3. Ontologies and Ontology Modeling
This was represented by questions like:
Are there out of the box ontologies available in TopBraid?
How are the available ontologies aligned accurately in order to support a KG without having multiple duplicated class concepts?
Are there any techniques to speed up the ontology process other than actually linking each and every data element or asset to vocabulary list?
What is the difference between an ontology model and a data model? Is an ontology model limited to generalizations/specializations? Does it use associations?
Yes, TopBraid EDG comes packaged with pre-built ontologies. TopQuadrant built a number of ontologies to support information management initiatives. Collectively, they contain over 300 classes. See this blog for an overview of the pre-built ontologies https://www.topquadrant.com/edg-ontologies-overview/.
These ontologies “live” in a KG. KG also contains data described by the ontology models e.g., there is a class Database in the ontology and data cataloging inserts into the KG instances of databases with their properties. There are no duplicated classes to align. For example, there is a single class Database, a single class representing Database Table, Database Column, etc.
Having out of the box ontology models that describe data and information assets, systems, applications, business functions and other assets speeds up implementation. Users can extend these models and they can develop their own ontologies. Further, TopBraid EDG can auto-generate ontologies from certain data sources. For example, it can create class properties from spreadsheet columns.
Ontologies describe data, so they are data models. You can think of them as richer data models.

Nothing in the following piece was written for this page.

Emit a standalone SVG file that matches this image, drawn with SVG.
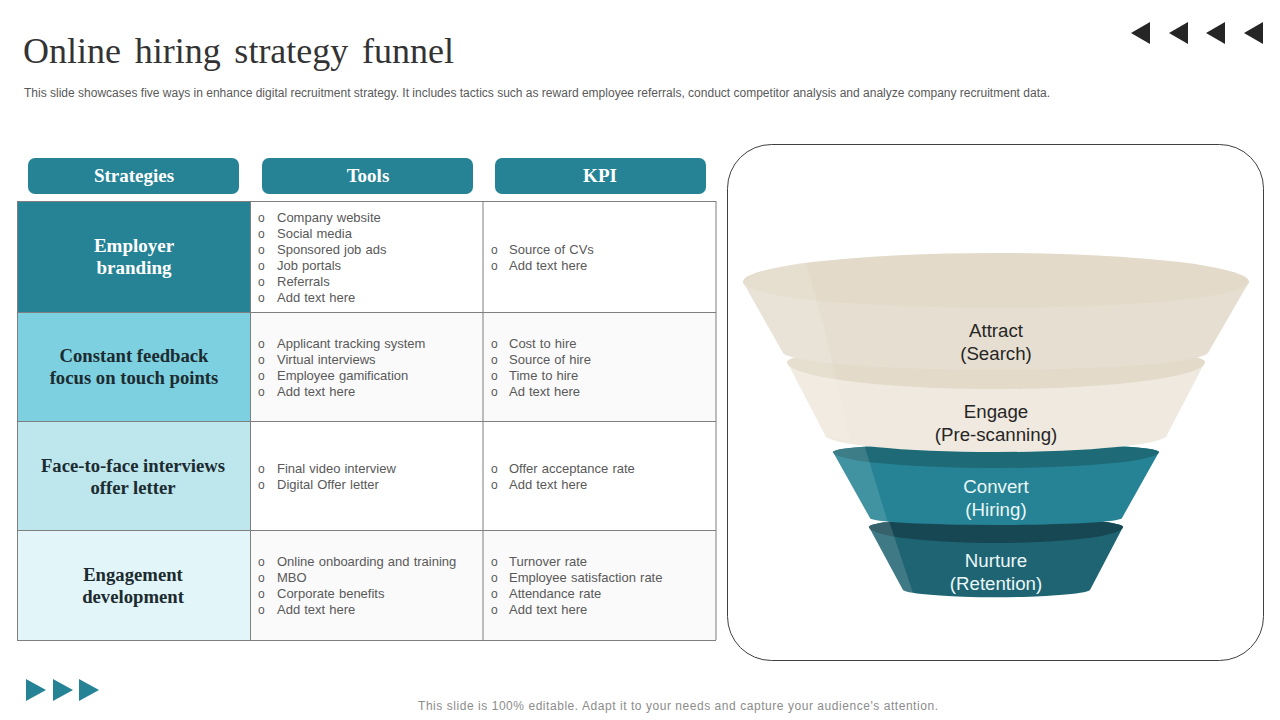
<svg xmlns="http://www.w3.org/2000/svg" width="1280" height="720" viewBox="0 0 1280 720">
<style>
.h{font:bold 19px "Liberation Serif",serif;fill:#fff;text-anchor:middle}
.s{font:bold 18.700px "Liberation Serif",serif;fill:#1c2b30;text-anchor:middle}
.t{font:13px "Liberation Sans",Arial,sans-serif;fill:#595959;word-spacing:.5px}
.b{font:12px "Liberation Sans",Arial,sans-serif;fill:#595959}
.f{font:18.700px "Liberation Sans",Arial,sans-serif;text-anchor:middle}
.g{fill:none;stroke:#7f7f7f;stroke-width:1}
.hb{fill:#258395}
</style>
<defs>
<g id="la"><path d="M0 -11V11L-19 0Z" fill="#262626"/></g>
<g id="ra"><path d="M0 -11V11L20 0Z" fill="#258395"/></g>
</defs>
<rect width="1280" height="720" fill="#fff"/>
<text x="23" y="63" font-family="Liberation Serif,serif" font-size="36" fill="#333" word-spacing="4.700">Online hiring strategy funnel</text>
<text x="24" y="97" font-family="Liberation Sans,Arial,sans-serif" font-size="12" fill="#595959" textLength="1026" lengthAdjust="spacing">This slide showcases five ways in enhance digital recruitment strategy. It includes tactics such as reward employee referrals, conduct competitor analysis and analyze company recruitment data.</text>
<g id="nav-arrows">
<use href="#la" x="1150" y="33"/><use href="#la" x="1188" y="33"/><use href="#la" x="1225" y="33"/><use href="#la" x="1263" y="33"/>
</g>
<g id="headers">
<rect class="hb" x="28" y="158" width="211" height="36" rx="7"/><text class="h" x="134" y="182">Strategies</text>
<rect class="hb" x="262" y="158" width="211" height="36" rx="7"/><text class="h" x="368" y="182">Tools</text>
<rect class="hb" x="495" y="158" width="211" height="36" rx="7"/><text class="h" x="600" y="182">KPI</text>
</g>
<g id="table">
<rect x="17" y="201" width="233" height="111" fill="#258395"/>
<rect x="17" y="312" width="233" height="109" fill="#7dd0df"/>
<rect x="17" y="421" width="233" height="109" fill="#bde6ed"/>
<rect x="17" y="530" width="233" height="110" fill="#e2f5f8"/>
<rect x="250" y="312" width="466" height="109" fill="#fafafa"/>
<rect x="250" y="530" width="466" height="110" fill="#fafafa"/>
<path class="g" d="M17 201.500H716M17 312.500H716M17 421.500H716M17 530.500H716M17 640.500H716M17.500 201V640M250.500 201V640M483 201V640M716 201V640"/>
</g>
<g id="row1">
<text class="h" x="134" y="252">Employer</text><text class="h" x="134" y="274">branding</text>
<text class="b" x="258" y="222">o</text><text class="t" x="277" y="222">Company website</text>
<text class="b" x="258" y="238">o</text><text class="t" x="277" y="238">Social media</text>
<text class="b" x="258" y="254">o</text><text class="t" x="277" y="254">Sponsored job ads</text>
<text class="b" x="258" y="270">o</text><text class="t" x="277" y="270">Job portals</text>
<text class="b" x="258" y="286">o</text><text class="t" x="277" y="286">Referrals</text>
<text class="b" x="258" y="302">o</text><text class="t" x="277" y="302">Add text here</text>
<text class="b" x="491" y="254">o</text><text class="t" x="509" y="254">Source of CVs</text>
<text class="b" x="491" y="270">o</text><text class="t" x="509" y="270">Add text here</text>
</g>
<g id="row2">
<text class="s" x="134" y="362">Constant feedback</text><text class="s" x="134" y="384">focus on touch points</text>
<text class="b" x="258" y="348">o</text><text class="t" x="277" y="348">Applicant tracking system</text>
<text class="b" x="258" y="364">o</text><text class="t" x="277" y="364">Virtual interviews</text>
<text class="b" x="258" y="380">o</text><text class="t" x="277" y="380">Employee gamification</text>
<text class="b" x="258" y="396">o</text><text class="t" x="277" y="396">Add text here</text>
<text class="b" x="491" y="348">o</text><text class="t" x="509" y="348">Cost to hire</text>
<text class="b" x="491" y="364">o</text><text class="t" x="509" y="364">Source of hire</text>
<text class="b" x="491" y="380">o</text><text class="t" x="509" y="380">Time to hire</text>
<text class="b" x="491" y="396">o</text><text class="t" x="509" y="396">Ad text here</text>
</g>
<g id="row3">
<text class="s" x="133" y="472">Face-to-face interviews</text><text class="s" x="133" y="494">offer letter</text>
<text class="b" x="258" y="473">o</text><text class="t" x="277" y="473">Final video interview</text>
<text class="b" x="258" y="489">o</text><text class="t" x="277" y="489">Digital Offer letter</text>
<text class="b" x="491" y="473">o</text><text class="t" x="509" y="473">Offer acceptance rate</text>
<text class="b" x="491" y="489">o</text><text class="t" x="509" y="489">Add text here</text>
</g>
<g id="row4">
<text class="s" x="133" y="581">Engagement</text><text class="s" x="133" y="603">development</text>
<text class="b" x="258" y="566">o</text><text class="t" x="277" y="566">Online onboarding and training</text>
<text class="b" x="258" y="582">o</text><text class="t" x="277" y="582">MBO</text>
<text class="b" x="258" y="598">o</text><text class="t" x="277" y="598">Corporate benefits</text>
<text class="b" x="258" y="614">o</text><text class="t" x="277" y="614">Add text here</text>
<text class="b" x="491" y="566">o</text><text class="t" x="509" y="566">Turnover rate</text>
<text class="b" x="491" y="582">o</text><text class="t" x="509" y="582">Employee satisfaction rate</text>
<text class="b" x="491" y="598">o</text><text class="t" x="509" y="598">Attendance rate</text>
<text class="b" x="491" y="614">o</text><text class="t" x="509" y="614">Add text here</text>
</g>
<rect id="funnel-panel" x="727.500" y="144.500" width="536" height="516" rx="44" fill="#fff" stroke="#404040" stroke-width="1"/>
<g id="nurture">
<path d="M869 527A127 10 0 0 1 1123 527L1090 590A94 8 0 0 1 903 590Z" fill="#1f6472"/>
<path d="M869 527A127 10 0 0 1 1123 527A127 16 0 0 1 869 527Z" fill="#174753"/>
<path d="M869 527Q872 520 888 518L914 596Q908 594 903 590Z" fill="#fff" opacity=".14"/>
<text class="f" x="996" y="567" fill="#eaf7f9">Nurture</text><text class="f" x="996" y="590" fill="#eaf7f9">(Retention)</text>
</g>
<g id="convert">
<path d="M833 452A163 9 0 0 1 1159 452L1122 518A126 7 0 0 1 870 518Z" fill="#258395"/>
<path d="M833 452A163 9 0 0 1 1159 452A163 16 0 0 1 833 452Z" fill="#1f6a77"/>
<path d="M833 452Q838 445 864 444L888 523Q876 521 870 518Z" fill="#fff" opacity=".13"/>
<text class="f" x="996" y="493" fill="#eaf7f9">Convert</text><text class="f" x="996" y="516" fill="#eaf7f9">(Hiring)</text>
</g>
<g id="engage">
<path d="M787 362H1205L1167 435A171 17 0 0 1 825 435Z" fill="#f0e9df"/>
<path d="M787 362A209 17 0 0 1 1205 362A209 27 0 0 1 787 362Z" fill="#e3dac9"/>
<text class="f" x="996" y="418" fill="#262626">Engage</text><text class="f" x="996" y="441" fill="#262626">(Pre-scanning)</text>
</g>
<g id="attract">
<path d="M743 282L783 353A213 18 0 0 0 1208 353L1249 282Z" fill="#e6dfd1"/>
<path d="M743 282A253 29 0 0 1 1249 282A253 26 0 0 1 743 282Z" fill="#e3dac9"/>
<path d="M743 282Q760 267 806 262L826 335L850 441Q835 439 825 435L787 362Z" fill="#fff" opacity=".12"/>
<text class="f" x="996" y="337" fill="#262626">Attract</text><text class="f" x="996" y="360" fill="#262626">(Search)</text>
</g>
<g id="next-arrows">
<use href="#ra" x="26" y="690"/><use href="#ra" x="53" y="690"/><use href="#ra" x="79" y="690"/>
</g>
<text x="678" y="710" text-anchor="middle" font-family="Liberation Sans,Arial,sans-serif" font-size="12" fill="#8c8c8c" textLength="520" lengthAdjust="spacing">This slide is 100% editable. Adapt it to your needs and capture your audience's attention.</text>
</svg>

Typically, ontologies contain classes connected by subclass relationships. Each class is defined by specifying properties of class members. These properties can be relationships (associations) and attributes.
This blog discusses ontologies as a new generation of data models: https://www.linkedin.com/pulse/how-data-modeling-different-today-irene-polikoff/.
4. Implementation and Operation
Questions in this category included:
Which triple store can we plug behind TopBraid EDG? Is it always needed with EDG?
Do you have just metadata in the graph database or do you actually have the actual data?
Which of the web services come out the box, or are they add ons?
“More data sources”: do you mean internal, external sources? When external, do you see it to be a challenge to secure long term relationships with data providers?
Where does sensitive data discovery and classification techniques fit in with your approach.
TopBraid EDG comes with a pre-built triple store, so you do not need to provide anything. If you are already using a triple store and want to populate it with data from TopBraid EDG, EDG can export RDF and it also have a SPARQL 1.1 compliant endpoint.
TopBraid EDG is populated primarily with metadata e.g., information about data elements, database tables, software that processes these data assets, stakeholders that use them, etc.
TopBraid EDG contains actual data for controlled vocabularies and reference data, e.g., reference data for countries or currencies. TopBraid EDG typically does not contain operational data, although some customers elect to, at least temporarily, ingest sample data into EDG in the course of data cataloging. Size of the samples is configurable by users.
There are many built-in services. Documentation for the web services is generated using OpenAPI Specification and is available within TopBraid EDG through an interactive Swagger UI (https://swagger.io/specification/).
TopBraid EDG also supports GraphQL and SPARQL Access. For documentation of the GraphQL support in EDG, see https://www.topquadrant.com/doc/7.2/graphql/index.html.
TopBraid EDG works with both, internal and external sources.
TopBraid EDG predefined a number of properties to describe sensitive information. For example:
For convenience, there are some pre-built categories and levels as a starting point. Users can replace these with their own. They can also add additional properties to describe sensitive information.